In the comic strip Mandrake is a stage magician who possesses the power to instantly hypnotize people by "gesturing hypnotically".  Subjects would see illusions and Mandrake used this ability against gangsters, mad scientists, and space aliens.  Over the years Mandrake also developed the power of invisibility, shapeshifting, levitation, and teleportation.  Mandrake lived in a mansion named Xanadu atop a mountain in New York state.  Assisting him was Lothar, a terrifically strong African that Mandrake met upon his travels.  At the time of their meeting Lothar was the Prince of the Seven Nations, a mighty federation of jungle tribes.  Also assisting them was Princess Narda from a European country who, despite their infatuation from the start, would not marry Mandrake until 1997 after a 63 year courtship.  Mandrake would appear in four different Big Little Books beginning in 1935.  The strip would be reprinted in David McKay's Magic Comics from 1939-1949, and Mandrake's image was incorporated into the magazines' logo.  Dell Comics also featured Mandrake in their Four Color comic book line.  In 1966 King Comics printed 10 issues of Mandrake the Magician.

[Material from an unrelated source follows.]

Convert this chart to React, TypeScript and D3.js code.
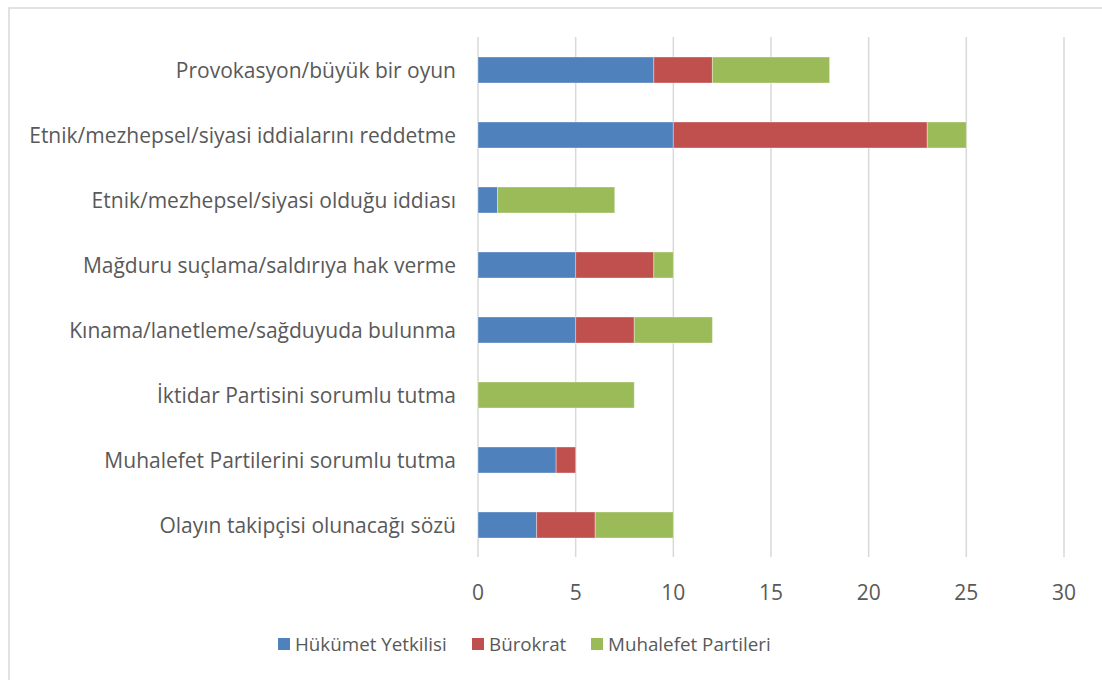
import React from "react";
import * as d3 from "d3";

const categories = [
  "Provokasyon/büyük bir oyun",
  "Etnik/mezhepsel/siyasi iddialarını reddetme",
  "Etnik/mezhepsel/siyasi olduğu iddiası",
  "Mağduru suçlama/saldırıya hak verme",
  "Kınama/lanetleme/sağduyuda bulunma",
  "İktidar Partisini sorumlu tutma",
  "Muhalefet Partilerini sorumlu tutma",
  "Olayın takipçisi olunacağı sözü",
];
const seriesNames = ["Hükümet Yetkilisi", "Bürokrat", "Muhalefet Partileri"];
const hukumet = [9, 10, 1, 5, 5, 0, 4, 3];
const burokrat = [3, 13, 0, 4, 3, 0, 1, 3];
const muhalefet = [6, 2, 6, 1, 4, 8, 0, 4];
const xTicks = [0, 5, 10, 15, 20, 25, 30];
const colors = ["#4F81BD", "#C0504D", "#9BBB59"];

const FONT = "'Open Sans', sans-serif";
const TEXT = "#595959";

export default function App() {
  const W = 1102, H = 680;
  const x = d3.scaleLinear().domain([0, 30]).range([478, 1064]);
  const y = d3.scaleBand().domain(categories).range([37.5, 557.5]).paddingInner(0.6).paddingOuter(0.3);
  const rows = categories.map((c, i) => ({ c, v0: hukumet[i], v1: burokrat[i], v2: muhalefet[i] }));
  const stack = d3.stack<any>().keys(["v0", "v1", "v2"])(rows);
  return (
    <svg width={W} height={H} style={{ position: "absolute", left: 0, top: 0 }}>
      <rect x={0} y={0} width={W} height={H} fill="#fff" />
      <rect x={9} y={8} width={W} height={H} fill="#fff" stroke="#D9D9D9" strokeWidth={1.5} />
      {xTicks.map((t) => (
        <line key={t} x1={x(t)} x2={x(t)} y1={37} y2={557} stroke="#D9D9D9" strokeWidth={1.5} />
      ))}
      {stack.map((s, si) =>
        s.map((d: any, i: number) =>
          d[1] - d[0] > 0 ? (
            <rect
              key={si + "-" + i}
              x={x(d[0])}
              width={x(d[1]) - x(d[0])}
              y={y(categories[i])!}
              height={y.bandwidth()}
              fill={colors[si]}
              stroke="#ffffff"
              strokeOpacity={0.35}
              strokeWidth={1}
            />
          ) : null
        )
      )}
      {categories.map((c) => (
        <text key={c} x={456} y={y(c)! + y.bandwidth() / 2 + 8} textAnchor="end"
          fontFamily={FONT} fontSize={21} fill={TEXT}>{c}</text>
      ))}
      {xTicks.map((t) => (
        <text key={t} x={x(t)} y={600} textAnchor="middle" fontFamily={FONT} fontSize={21} fill={TEXT}>{t}</text>
      ))}
      {seriesNames.map((n, i) => {
        const lx = [278, 472, 591][i];
        return (
          <g key={n}>
            <rect x={lx} y={638} width={12} height={12} fill={colors[i]} />
            <text x={lx + 17} y={651} fontFamily={FONT} fontSize={18.8} fill={TEXT}>{n}</text>
          </g>
        );
      })}
    </svg>
  );
}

Mandrake the Magician began a radio series on the Mutual Broadcasting System on November 11, 1940.  The shows aired three times a week and were only 15 minutes long but in 1941 the show was expanded to five days a week.  Mandrake would utter the incantation "invovo legem magicarum" which stood for "I invoke the laws of magic" and villains were subjected to his powers.  Raymond Johnson was Mandrake, Juano Hernandez was Lothar, and Jessica Tandy appeared as Princess Narda.  The radio drama ended on February 6, 1942.  In 1939 Columbia studios released a 12-chapter serial with Warren Hull as Mandrake.  An unauthorized movie was made in Turkey in 1967.  In the 1960s Federico Fellini, a close friend of Falk, planned on making a Mandrake movie but the project was never realized.  In the early 1980s Embassy Pictures was going to make a Mandrake film and hired Michael Almereyda to write the script.  He flew to NYC and checked into the Chelsea Hotel to write the story without distractions, emerging three weeks later to learn that Embassy was under new management and the Mandrake project was dead.  NBC did a pilot of Mandrake in 1954 with actual magician Coe Norton appearing as Mandrake and Woody Strode as Lothar, but the show was never picked up for the new season.  A 1979 TV-movie was made with Anthony Herrera as the famed magician.

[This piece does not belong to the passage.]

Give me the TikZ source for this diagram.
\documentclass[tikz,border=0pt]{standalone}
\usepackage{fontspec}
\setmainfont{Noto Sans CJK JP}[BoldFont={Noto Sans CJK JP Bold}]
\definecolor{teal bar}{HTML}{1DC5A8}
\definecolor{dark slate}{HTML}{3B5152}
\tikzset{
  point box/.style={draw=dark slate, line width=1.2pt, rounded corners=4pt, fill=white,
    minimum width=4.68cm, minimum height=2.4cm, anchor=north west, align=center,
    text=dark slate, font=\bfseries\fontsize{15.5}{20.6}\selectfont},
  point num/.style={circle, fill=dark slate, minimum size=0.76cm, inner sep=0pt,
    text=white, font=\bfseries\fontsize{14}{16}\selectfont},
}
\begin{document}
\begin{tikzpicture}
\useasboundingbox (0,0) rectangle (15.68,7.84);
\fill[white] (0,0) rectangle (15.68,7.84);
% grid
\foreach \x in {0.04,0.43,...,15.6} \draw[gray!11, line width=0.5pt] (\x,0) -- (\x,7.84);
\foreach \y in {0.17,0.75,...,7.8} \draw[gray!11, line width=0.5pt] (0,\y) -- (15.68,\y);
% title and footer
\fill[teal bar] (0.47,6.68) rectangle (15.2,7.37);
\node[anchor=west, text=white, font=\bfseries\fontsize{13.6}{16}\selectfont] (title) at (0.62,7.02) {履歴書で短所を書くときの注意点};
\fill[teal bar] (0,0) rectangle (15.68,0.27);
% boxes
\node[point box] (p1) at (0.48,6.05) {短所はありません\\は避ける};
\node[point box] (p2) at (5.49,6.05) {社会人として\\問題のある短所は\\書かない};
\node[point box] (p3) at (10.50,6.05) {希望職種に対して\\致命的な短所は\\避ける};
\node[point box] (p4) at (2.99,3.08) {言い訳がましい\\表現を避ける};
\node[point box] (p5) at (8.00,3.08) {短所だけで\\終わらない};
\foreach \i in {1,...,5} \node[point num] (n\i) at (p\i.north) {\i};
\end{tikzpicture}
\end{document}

An interesting coincidence involves a real-life magician named Leon Mandrake who had been performing on stages for over ten years before Lee Falk created his comic strip.  Like the comic character Leon Mandrake wore a top hat, sported a mustache, and wore a scarlet-lined cape.  Falk did not know of the existence of this magician at the time, and it was pure coincidence.  However Leon dropped the first name from his act, appearing only as Mandrake, and allowed the public to assume that the popular comic strip was based upon him.  In later years Lee Falk would work Leon into the comic strip as a theatrical magician.